(What is asked) Write out each line in which the string "this" is present.

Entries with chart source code

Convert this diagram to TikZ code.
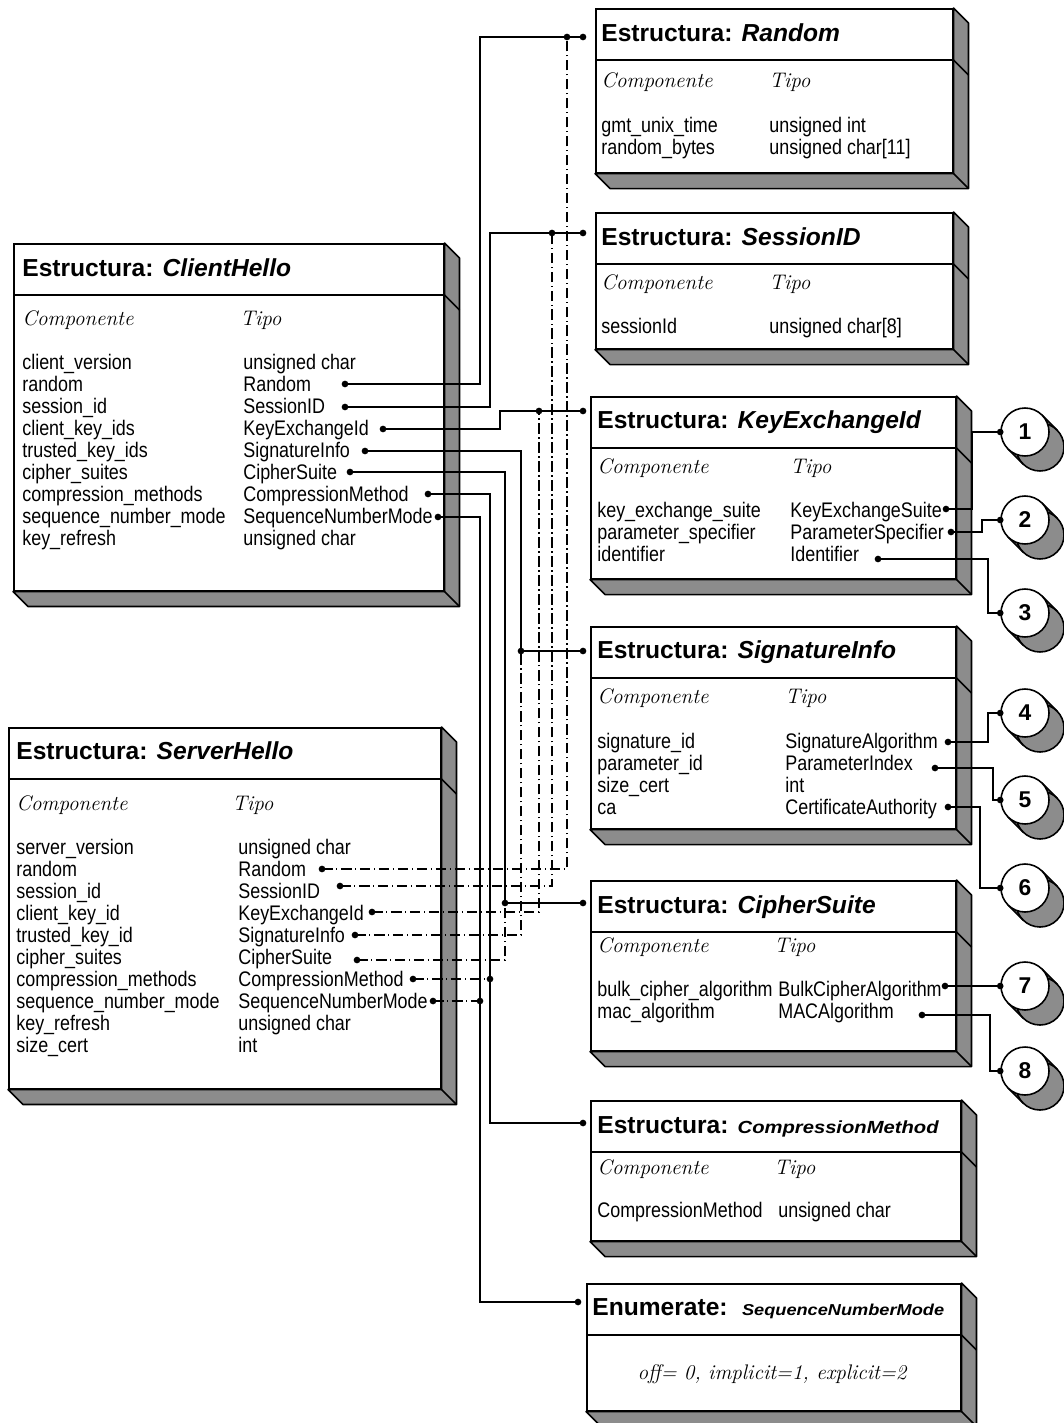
\documentclass[tikz,border=0pt]{standalone}
\usepackage{fontspec}
\usetikzlibrary{calc}
\newfontfamily\bodysans[FakeStretch=0.85]{Liberation Sans}
\newfontfamily\headsans{Liberation Sans}
\newfontfamily\headwide[FakeStretch=1.15]{Liberation Sans}
\newcommand{\dotat}[1]{\fill (#1) circle (1.9pt);}
\newcommand{\slab}[1]{%
  \filldraw[slabface] (#1.north east) -- ++(15,15) -- ($(#1.south east)+(15,15)$)
    -- ($(#1.south west)+(15,15)$) -- (#1.south west) -- (#1.south east) -- cycle;
  \draw[frame] (#1.south east) -- ++(15,15);
  \draw[frame] ($(#1.north west)+(0,52)$) -- ($(#1.north east)+(0,52)$) -- ++(15,15);
}
\newcommand{\heads}[4]{%
  \node[colhd] (#1-cp) at (#2,#4) {Componente};
  \node[colhd] (#1-tp) at (#3,#4) {Tipo};
}
\newcommand{\cyl}[4]{%
  \fill[black!45] (#2+17,#3-17) -- (#2+32,#3-2) -- (#2-2,#3+32) -- (#2-17,#3+17) -- cycle;
  \draw[frame, fill=black!45] (#2+15,#3+15) circle (0.48cm);
  \draw[frame] (#2+17,#3-17) -- (#2+32,#3-2) (#2-17,#3+17) -- (#2-2,#3+32);
  \node[numc] (#1) at (#2,#3) {#4};
}

\begin{document}
\begin{tikzpicture}[
    x=0.02cm, y=-0.02cm,
    frame/.style={line width=0.9pt},
    slabface/.style={draw, line width=0.9pt, fill=black!45, line join=round},
    box/.style={draw, fill=white, line width=0.9pt, anchor=north west, inner sep=0},
    hdr/.style={anchor=west, inner sep=0, text height=10pt, text depth=0pt,
      font=\headsans\bfseries\fontsize{14}{16}\selectfont},
    colhd/.style={anchor=west, inner sep=0, text height=8.2pt, text depth=0pt,
      font=\itshape\fontsize{12}{14}\selectfont},
    cell/.style={anchor=west, inner sep=0, text height=8.6pt, text depth=0pt,
      font=\bodysans\fontsize{12}{14}\selectfont},
    numc/.style={circle, draw, line width=0.9pt, fill=white, minimum size=0.96cm,
      inner sep=0, font=\headsans\bfseries\fontsize{13}{15}\selectfont},
    link/.style={line width=0.8pt},
    srv/.style={line width=0.6pt, dash pattern=on 6pt off 2pt on 0.8pt off 2pt}
]
  \useasboundingbox (0,0) rectangle (1064,1423);

  % structure boxes
  \node[box, minimum width=7.14cm, minimum height=3.28cm] (random) at (595,8) {};
  \slab{random}
  \node[box, minimum width=7.14cm, minimum height=2.72cm] (sessionid) at (595,212) {};
  \slab{sessionid}
  \node[box, minimum width=7.30cm, minimum height=3.64cm] (keyexch) at (590,396) {};
  \slab{keyexch}
  \node[box, minimum width=7.30cm, minimum height=4.04cm] (siginfo) at (590,626) {};
  \slab{siginfo}
  \node[box, minimum width=7.30cm, minimum height=3.40cm] (ciphers) at (590,880) {};
  \slab{ciphers}
  \node[box, minimum width=7.40cm, minimum height=2.80cm] (compmeth) at (590,1100) {};
  \slab{compmeth}
  \node[box, minimum width=7.48cm, minimum height=2.54cm] (seqmode) at (586,1283) {};
  \slab{seqmode}
  \node[box, minimum width=8.60cm, minimum height=6.94cm] (client) at (13,243) {};
  \slab{client}
  \node[box, minimum width=8.64cm, minimum height=7.22cm] (server) at (8,727) {};
  \slab{server}

  \node[hdr] (random-h) at (601,33) {Estructura: \textit{Random}};
  \node[hdr] (sessionid-h) at (601,237) {Estructura: \textit{SessionID}};
  \node[hdr] (keyexch-h) at (597,420) {Estructura: \textit{KeyExchangeId}};
  \node[hdr] (siginfo-h) at (597,650) {Estructura: \textit{SignatureInfo}};
  \node[hdr] (ciphers-h) at (597,905) {Estructura: \textit{CipherSuite}};
  \node[hdr] (compmeth-h) at (597,1125) {Estructura: {\headwide\bfseries\itshape\fontsize{10}{12}\selectfont CompressionMethod}};
  \node[hdr] (seqmode-h) at (592,1307) {Enumerate: \hspace{3pt}{\headwide\bfseries\itshape\fontsize{9}{11}\selectfont SequenceNumberMode}};
  \node[hdr] (client-h) at (22,268) {Estructura: \textit{ClientHello}};
  \node[hdr] (server-h) at (16,751) {Estructura: \textit{ServerHello}};

  \heads{random}{601}{769}{80}
  \heads{sessionid}{601}{769}{282}
  \heads{keyexch}{597}{790}{466}
  \heads{siginfo}{597}{785}{696}
  \heads{ciphers}{597}{774}{945}
  \heads{compmeth}{597}{774}{1167}
  \heads{client}{22}{240}{318}
  \heads{server}{16}{232}{803}

  \foreach \c/\t [count=\i from 0] in {gmt\_unix\_time/unsigned int, random\_bytes/unsigned char[11]} {
    \node[cell] (random-c\i) at (601,125+22*\i) {\c};
    \node[cell] (random-t\i) at (769,125+22*\i) {\t};
  }
  \node[cell] (sessionid-c0) at (601,326) {sessionId};
  \node[cell] (sessionid-t0) at (769,326) {unsigned char[8]};
  \foreach \c/\t [count=\i from 0] in {key\_exchange\_suite/KeyExchangeSuite,
      parameter\_specifier/ParameterSpecifier, identifier/Identifier} {
    \node[cell] (keyexch-c\i) at (597,510+22*\i) {\c};
    \node[cell] (keyexch-t\i) at (790,510+22*\i) {\t};
  }
  \foreach \c/\t [count=\i from 0] in {signature\_id/SignatureAlgorithm,
      parameter\_id/ParameterIndex, size\_cert/int, ca/CertificateAuthority} {
    \node[cell] (siginfo-c\i) at (597,741+22*\i) {\c};
    \node[cell] (siginfo-t\i) at (785,741+22*\i) {\t};
  }
  \foreach \c/\t [count=\i from 0] in {bulk\_cipher\_algorithm/BulkCipherAlgorithm,
      mac\_algorithm/MACAlgorithm} {
    \node[cell] (ciphers-c\i) at (597,989+22*\i) {\c};
    \node[cell] (ciphers-t\i) at (778,989+22*\i) {\t};
  }
  \node[cell] (compmeth-c0) at (597,1210) {CompressionMethod};
  \node[cell] (compmeth-t0) at (778,1210) {unsigned char};
  \node[colhd, anchor=center] (seqmode-v) at (772,1372) {off= 0, implicit=1, explicit=2};

  \foreach \c/\t [count=\i from 0] in {client\_version/unsigned char, random/Random,
      session\_id/SessionID, client\_key\_ids/KeyExchangeId, trusted\_key\_ids/SignatureInfo,
      cipher\_suites/CipherSuite, compression\_methods/CompressionMethod,
      sequence\_number\_mode/SequenceNumberMode, key\_refresh/unsigned char} {
    \node[cell] (client-c\i) at (22,362+22*\i) {\c};
    \node[cell] (client-t\i) at (243,362+22*\i) {\t};
  }
  \foreach \c/\t [count=\i from 0] in {server\_version/unsigned char, random/Random,
      session\_id/SessionID, client\_key\_id/KeyExchangeId, trusted\_key\_id/SignatureInfo,
      cipher\_suites/CipherSuite, compression\_methods/CompressionMethod,
      sequence\_number\_mode/SequenceNumberMode, key\_refresh/unsigned char, size\_cert/int} {
    \node[cell] (server-c\i) at (16,847+22*\i) {\c};
    \node[cell] (server-t\i) at (238,847+22*\i) {\t};
  }

  % numbered references
  \cyl{n1}{1025}{432}{1}
  \cyl{n2}{1025}{520}{2}
  \cyl{n3}{1025}{613}{3}
  \cyl{n4}{1025}{713}{4}
  \cyl{n5}{1025}{800}{5}
  \cyl{n6}{1025}{888}{6}
  \cyl{n7}{1025}{986}{7}
  \cyl{n8}{1025}{1071}{8}

  % connector ends
  \coordinate (rnd-in) at (583,37);   \coordinate (j-rnd) at (567,37);
  \coordinate (sid-in) at (583,233);  \coordinate (j-sid) at (552,233);
  \coordinate (kex-in) at (583,411);  \coordinate (j-kex) at (539,411);
  \coordinate (sig-in) at (583,651);  \coordinate (j-sig) at (521,651);
  \coordinate (cip-in) at (583,903);  \coordinate (j-cip) at (505,903);
  \coordinate (cmp-in) at (583,1123); \coordinate (j-cmp) at (490,979);
  \coordinate (seq-in) at (578,1302); \coordinate (j-seq) at (480,1001);

  \coordinate (ch-rnd) at (345,384);
  \coordinate (ch-sid) at (345,407);
  \coordinate (ch-kex) at (383,429);
  \coordinate (ch-sig) at (365,451);
  \coordinate (ch-cip) at (350,472);
  \coordinate (ch-cmp) at (428,494);
  \coordinate (ch-seq) at (438,517);

  \coordinate (sh-rnd) at (322,869);
  \coordinate (sh-sid) at (340,886);
  \coordinate (sh-kex) at (372,912);
  \coordinate (sh-sig) at (355,935);
  \coordinate (sh-cip) at (357,960);
  \coordinate (sh-cmp) at (413,979);
  \coordinate (sh-seq) at (433,1001);

  \coordinate (kx-1) at (946,509);
  \coordinate (kx-2) at (951,532);
  \coordinate (kx-3) at (878,559);
  \coordinate (si-4) at (948,742);
  \coordinate (si-5) at (935,768);
  \coordinate (si-6) at (948,807);
  \coordinate (cs-7) at (945,986);
  \coordinate (cs-8) at (922,1015);

  % ServerHello links
  \draw[srv] (sh-rnd) -| (j-rnd);
  \draw[srv] (sh-sid) -| (j-sid);
  \draw[srv] (sh-kex) -| (j-kex);
  \draw[srv] (sh-sig) -| (j-sig);
  \draw[srv] (sh-cip) -| (j-cip);
  \draw[srv] (sh-cmp) -- (j-cmp);
  \draw[srv] (sh-seq) -- (j-seq);

  % ClientHello links
  \draw[link] (ch-rnd) -- ++(135,0) |- (rnd-in);
  \draw[link] (ch-sid) -- ++(145,0) |- (sid-in);
  \draw[link] (ch-kex) -- ++(117,0) |- (kex-in);
  \draw[link] (ch-sig) -- ++(156,0) |- (sig-in);
  \draw[link] (ch-cip) -- ++(155,0) |- (cip-in);
  \draw[link] (ch-cmp) -- ++(62,0) |- (cmp-in);
  \draw[link] (ch-seq) -- ++(42,0) |- (seq-in);

  % references to numbered types
  \draw[link] (kx-1) -- ++(26,0) |- (n1.west);
  \draw[link] (kx-2) -- ++(31,0) |- (n2.west);
  \draw[link] (kx-3) -- ++(110,0) |- (n3.west);
  \draw[link] (si-4) -- ++(40,0) |- (n4.west);
  \draw[link] (si-5) -- ++(58,0) |- (n5.west);
  \draw[link] (si-6) -- ++(32,0) |- (n6.west);
  \draw[link] (cs-7) -- (n7.west);
  \draw[link] (cs-8) -- ++(68,0) |- (n8.west);

  \foreach \p in {rnd-in, j-rnd, sid-in, j-sid, kex-in, j-kex, sig-in, j-sig, cip-in, j-cip,
      cmp-in, j-cmp, seq-in, j-seq, ch-rnd, ch-sid, ch-kex, ch-sig, ch-cip, ch-cmp, ch-seq,
      sh-rnd, sh-sid, sh-kex, sh-sig, sh-cip, sh-cmp, sh-seq,
      kx-1, kx-2, kx-3, si-4, si-5, si-6, cs-7, cs-8,
      n1.west, n2.west, n3.west, n4.west, n5.west, n6.west, n7.west, n8.west}
    {\dotat{\p}}
\end{tikzpicture}
\end{document}
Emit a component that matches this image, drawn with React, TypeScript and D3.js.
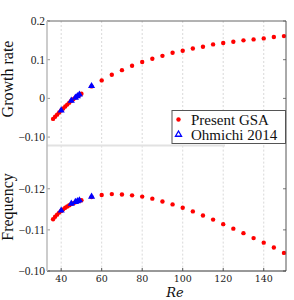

(Output of the task)
Convert this diagram to TikZ code.
Emit a component that matches this image, drawn with React, TypeScript and D3.js.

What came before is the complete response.